▸ **Exercise objective**
Tell how many lines in the data below hold the string "chart"; give nothing but the number.
[Begin Data lines]
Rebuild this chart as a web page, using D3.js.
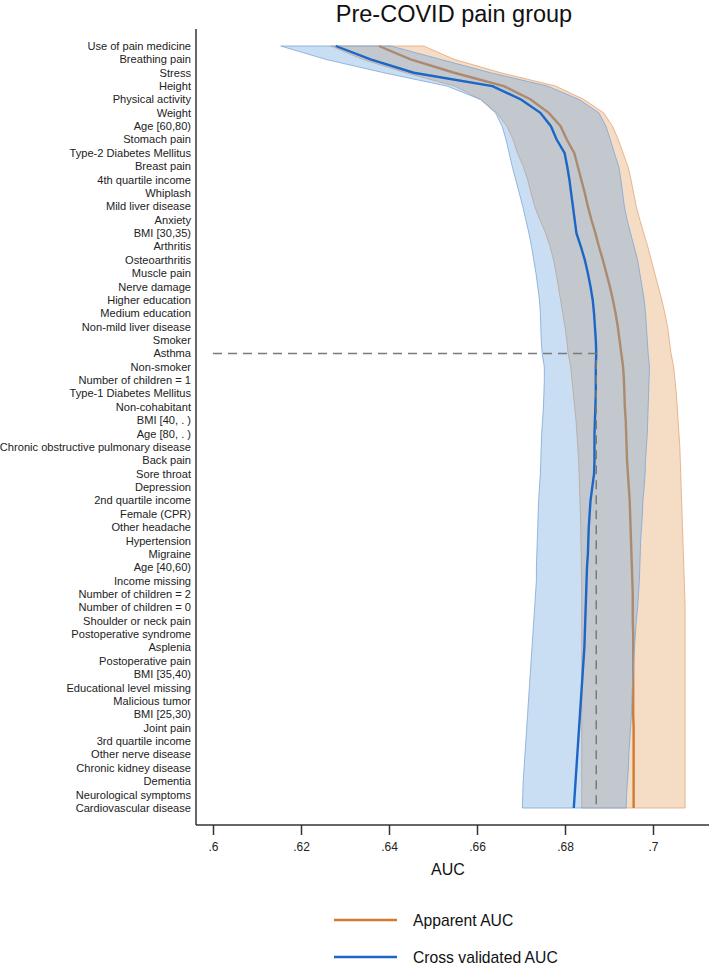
<!DOCTYPE html>
<html>
<head>
<meta charset="utf-8">
<script src="https://cdn.jsdelivr.net/npm/d3@7"></script>
<style>
  body { margin: 0; background: #fff; }
  svg { display: block; font-family: "Liberation Sans", Arial, sans-serif; }
</style>
</head>
<body>
<svg id="chart" width="709" height="965"></svg>
<script>
var labels = ["Use of pain medicine", "Breathing pain", "Stress", "Height", "Physical activity",
  "Weight", "Age [60,80)", "Stomach pain", "Type-2 Diabetes Mellitus", "Breast pain",
  "4th quartile income", "Whiplash", "Mild liver disease", "Anxiety", "BMI [30,35)",
  "Arthritis", "Osteoarthritis", "Muscle pain", "Nerve damage", "Higher education",
  "Medium education", "Non-mild liver disease", "Smoker", "Asthma", "Non-smoker",
  "Number of children = 1", "Type-1 Diabetes Mellitus", "Non-cohabitant", "BMI [40, . )", "Age [80, . )",
  "Chronic obstructive pulmonary disease", "Back pain", "Sore throat", "Depression", "2nd quartile income",
  "Female (CPR)", "Other headache ", "Hypertension", "Migraine", "Age [40,60)",
  "Income missing", "Number of children = 2", "Number of children = 0", "Shoulder or neck pain", "Postoperative syndrome",
  "Asplenia", "Postoperative pain", "BMI [35,40)", "Educational level missing", "Malicious tumor",
  "BMI [25,30)", "Joint pain", "3rd quartile income", "Other nerve disease", "Chronic kidney disease",
  "Dementia", "Neurological symptoms", "Cardiovascular disease"];

// apparent AUC: mean and band
var apMean = [0.6377, 0.6449, 0.6548, 0.6661, 0.6722, 0.6763, 0.6790, 0.6804, 0.6821, 0.6829,
  0.6837, 0.6845, 0.6852, 0.6860, 0.6869, 0.6877, 0.6886, 0.6894, 0.6902, 0.6909,
  0.6915, 0.6920, 0.6924, 0.6928, 0.6932, 0.6934, 0.6935, 0.6936, 0.6938, 0.6939,
  0.6940, 0.6941, 0.6943, 0.6945, 0.6947, 0.6948, 0.6949, 0.6950, 0.6951, 0.6952,
  0.6953, 0.6954, 0.6954, 0.6954, 0.6955, 0.6955, 0.6955, 0.6955, 0.6955, 0.6955,
  0.6955, 0.6956, 0.6956, 0.6956, 0.6956, 0.6956, 0.6956, 0.6956];
var apLo = [0.6268, 0.6340, 0.6438, 0.6550, 0.6608, 0.6645, 0.6668, 0.6682, 0.6692, 0.6705,
  0.6715, 0.6723, 0.6731, 0.6743, 0.6756, 0.6766, 0.6774, 0.6780, 0.6785, 0.6790,
  0.6795, 0.6800, 0.6804, 0.6807, 0.6813, 0.6816, 0.6819, 0.6822, 0.6825, 0.6827,
  0.6829, 0.6831, 0.6832, 0.6833, 0.6834, 0.6835, 0.6836, 0.6836, 0.6837, 0.6837,
  0.6838, 0.6838, 0.6838, 0.6838, 0.6838, 0.6838, 0.6838, 0.6838, 0.6838, 0.6838,
  0.6838, 0.6838, 0.6838, 0.6838, 0.6838, 0.6838, 0.6838, 0.6838];
var apHi = [0.6479, 0.6548, 0.6654, 0.6779, 0.6843, 0.6888, 0.6908, 0.6921, 0.6932, 0.6943,
  0.6950, 0.6956, 0.6962, 0.6970, 0.6979, 0.6988, 0.6996, 0.7004, 0.7012, 0.7020,
  0.7027, 0.7033, 0.7037, 0.7041, 0.7047, 0.7050, 0.7053, 0.7055, 0.7057, 0.7059,
  0.7061, 0.7062, 0.7063, 0.7064, 0.7065, 0.7066, 0.7067, 0.7068, 0.7069, 0.7070,
  0.7071, 0.7072, 0.7073, 0.7073, 0.7073, 0.7073, 0.7073, 0.7073, 0.7073, 0.7073,
  0.7073, 0.7073, 0.7073, 0.7073, 0.7073, 0.7073, 0.7073, 0.7073];

// cross validated AUC: mean and band
var cvMean = [0.6279, 0.6358, 0.6456, 0.6635, 0.6700, 0.6744, 0.6768, 0.6781, 0.6799, 0.6805,
  0.6810, 0.6814, 0.6818, 0.6822, 0.6826, 0.6836, 0.6845, 0.6852, 0.6858, 0.6863,
  0.6866, 0.6868, 0.6870, 0.6871, 0.6870, 0.6870, 0.6870, 0.6869, 0.6868, 0.6867,
  0.6867, 0.6867, 0.6866, 0.6862, 0.6858, 0.6856, 0.6854, 0.6853, 0.6852, 0.6850,
  0.6849, 0.6848, 0.6847, 0.6846, 0.6845, 0.6844, 0.6842, 0.6840, 0.6838, 0.6836,
  0.6834, 0.6832, 0.6830, 0.6828, 0.6826, 0.6824, 0.6822, 0.6820];
var cvLo = [0.6154, 0.6256, 0.6388, 0.6532, 0.6608, 0.6642, 0.6657, 0.6666, 0.6673, 0.6680,
  0.6688, 0.6696, 0.6704, 0.6711, 0.6718, 0.6724, 0.6729, 0.6734, 0.6738, 0.6742,
  0.6744, 0.6745, 0.6746, 0.6748, 0.6753, 0.6753, 0.6752, 0.6751, 0.6749, 0.6747,
  0.6746, 0.6745, 0.6744, 0.6742, 0.6740, 0.6739, 0.6738, 0.6737, 0.6736, 0.6735,
  0.6735, 0.6733, 0.6731, 0.6729, 0.6727, 0.6725, 0.6723, 0.6721, 0.6719, 0.6717,
  0.6715, 0.6713, 0.6711, 0.6709, 0.6707, 0.6705, 0.6704, 0.6703];
var cvHi = [0.6404, 0.6517, 0.6631, 0.6760, 0.6832, 0.6877, 0.6893, 0.6903, 0.6912, 0.6922,
  0.6927, 0.6931, 0.6935, 0.6941, 0.6949, 0.6957, 0.6965, 0.6970, 0.6975, 0.6980,
  0.6983, 0.6985, 0.6987, 0.6989, 0.6992, 0.6991, 0.6990, 0.6989, 0.6988, 0.6987,
  0.6985, 0.6983, 0.6982, 0.6980, 0.6977, 0.6976, 0.6974, 0.6972, 0.6971, 0.6970,
  0.6969, 0.6967, 0.6965, 0.6962, 0.6960, 0.6958, 0.6956, 0.6955, 0.6953, 0.6952,
  0.6951, 0.6949, 0.6947, 0.6945, 0.6944, 0.6942, 0.6940, 0.6939];

var xTicks = [0.6, 0.62, 0.64, 0.66, 0.68, 0.7];
var legendNames = ["Apparent AUC", "Cross validated AUC"];

var svg = d3.select("#chart");
var x = d3.scaleLinear().domain([0.6, 0.7]).range([213, 653]);
var y = d3.scalePoint().domain(labels).range([46, 808]);

var orangeLine = "#d27a2e", blueLine = "#1b66c6";

function band(lo, hi){
  return d3.area()
    .x0(function(d, i){ return x(lo[i]); })
    .x1(function(d, i){ return x(hi[i]); })
    .y(function(d){ return y(d); });
}
function line(v){
  return d3.line()
    .x(function(d, i){ return x(v[i]); })
    .y(function(d){ return y(d); });
}

// apparent band + line, then cross validated on top
svg.append("path").attr("d", band(apLo, apHi)(labels))
  .attr("fill", "rgb(226,155,89)").attr("fill-opacity", 0.35)
  .attr("stroke", "#e2a777").attr("stroke-width", 0.8);
svg.append("path").attr("d", line(apMean)(labels))
  .attr("fill", "none").attr("stroke", orangeLine).attr("stroke-width", 2.4);
svg.append("path").attr("d", band(cvLo, cvHi)(labels))
  .attr("fill", "rgb(109,166,223)").attr("fill-opacity", 0.37)
  .attr("stroke", "#7ea6d8").attr("stroke-width", 0.8);
svg.append("path").attr("d", line(cvMean)(labels))
  .attr("fill", "none").attr("stroke", blueLine).attr("stroke-width", 2.4);

// reference lines at maximum cross validated AUC
var best = d3.maxIndex(cvMean);
svg.append("path")
  .attr("d", "M" + x(0.6) + "," + y(labels[best]) + "H" + x(cvMean[best]) + "V" + y(labels[labels.length - 1]))
  .attr("fill", "none").attr("stroke", "#7a7a7a").attr("stroke-width", 1.5)
  .attr("stroke-dasharray", "9,6");

// axes
svg.append("line").attr("x1", 196).attr("x2", 196).attr("y1", 29).attr("y2", 825)
  .attr("stroke", "#333").attr("stroke-width", 1.5);
svg.append("line").attr("x1", 196).attr("x2", 709).attr("y1", 825).attr("y2", 825)
  .attr("stroke", "#333").attr("stroke-width", 1.5);

var xAxis = svg.append("g").attr("transform", "translate(0,825)")
  .call(d3.axisBottom(x).tickValues(xTicks).tickSize(10).tickPadding(7)
    .tickFormat(function(d){ return d3.format("~g")(d).replace(/^0/, ""); }));
xAxis.select(".domain").remove();
xAxis.selectAll("line").attr("stroke", "#333").attr("stroke-width", 1.5);
xAxis.selectAll("text").attr("font-size", 12).attr("fill", "#222")
  .style("font-family", "'Liberation Sans', Arial, sans-serif");

svg.append("g").selectAll("text").data(labels).enter().append("text")
  .attr("x", 191).attr("y", function(d){ return y(d); }).attr("dy", "0.35em")
  .attr("text-anchor", "end").attr("font-size", 11.1).attr("fill", "#222")
  .text(function(d){ return d; });

svg.append("text").attr("x", 454).attr("y", 22).attr("text-anchor", "middle")
  .attr("font-size", 23.5).attr("fill", "#111").text("Pre-COVID pain group");
svg.append("text").attr("x", 448).attr("y", 869).attr("dy", "0.35em").attr("text-anchor", "middle")
  .attr("font-size", 16).attr("fill", "#111").text("AUC");

// legend
var leg = svg.append("g").selectAll("g").data(legendNames).enter().append("g")
  .attr("transform", function(d, i){ return "translate(0," + (920 + i * 37) + ")"; });
leg.append("line").attr("x1", 334).attr("x2", 397)
  .attr("stroke", function(d, i){ return i == 0 ? orangeLine : blueLine; }).attr("stroke-width", 2.4);
leg.append("text").attr("x", 413).attr("dy", "0.35em").attr("font-size", 15.7).attr("fill", "#111")
  .text(function(d){ return d; });
</script>
</body>
</html>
[End Data lines]
▸ **Solution to this task**
3